The Fascists, with their gutting of the arts want to prevent such imaginative exercise. Let us make sure we do not allow it, no matter how far back to the Stone Age the try to send 99% of us.
So let the stories continues. Ad let us all familiarize ourselves with other ways of consuming them and telling them. Let us be ready for the campfire epics of history and culture again. not merely for the aesthetic–the natural conclusion to the path we as a nation are on now may require it.
Choose to Imagine
We think of imagination as an experience that comes to us–invading our tedious everyday to explode a mundane moment on behalf of our spirit.
We tend to forget that while “imagination” is a noun, “imagine” is in fact a verb. And like all verbs, in indicates action.
While inspiration or creative revery do exist, (and a wonderful feeling they are when they occur), most of the time we first choose to imagine. Especially as adults, we must make the effort to step into “make believe” as it is sometimes called for the sake of children.
Yet even children decide to imagine. True, they make the choice more often due to their inquisitive nature. They also experience imagination out of nothing, without making the choice, far more often than adults do. Nevertheless even little ones will declare, “this box is a car. This doll is the queen.”

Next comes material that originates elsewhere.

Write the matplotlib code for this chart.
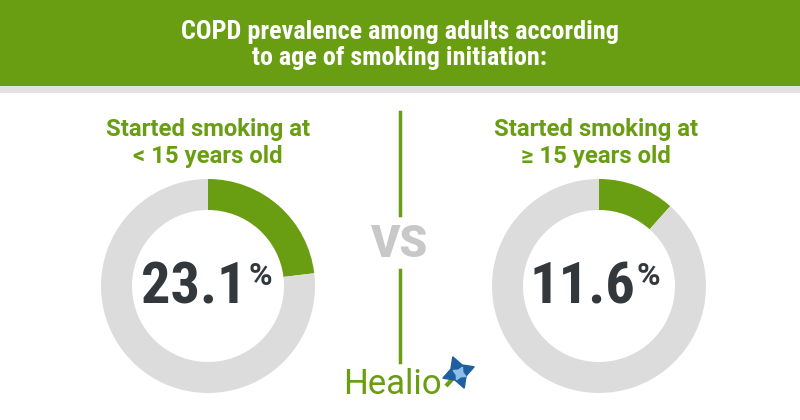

I can’t tell you what to imagine, or even when to do so. Those elements vary from person to person. Time, schedule, health, willingness, experience and aspirations all determine what we choose to imagine and in what manner. The only universal is the decision to imagine in the first place.

The busier, more tired, more disillusioned one is with life and world, the more vital it is imagine. It will fade and store itself in the seldom used aspects of your reality if you wait for it to overwhelm you and your daily compounded tedium.
You must go to it, and you must see the benefits of doing so.
That doesn’t mean to sit in the middle of your living room and scribble crayon drawings of dragons onto old scrap paper all day. (though it certainly could if that’s what you enjoy. ) It means to ponder what is not. It means to transcend. It is to calibrate our thoughts to a greater width and depth of existence than we live day to day.
And, sorry to sound scary, but it is one oppressive governments cannot take from you.
Choose to imagine, every day, if only four five minutes before you sleep. The cost of shutting down your creative mind may just be greater, in the end, than sacrificing it as a result of a busy, tiring, chaotic life.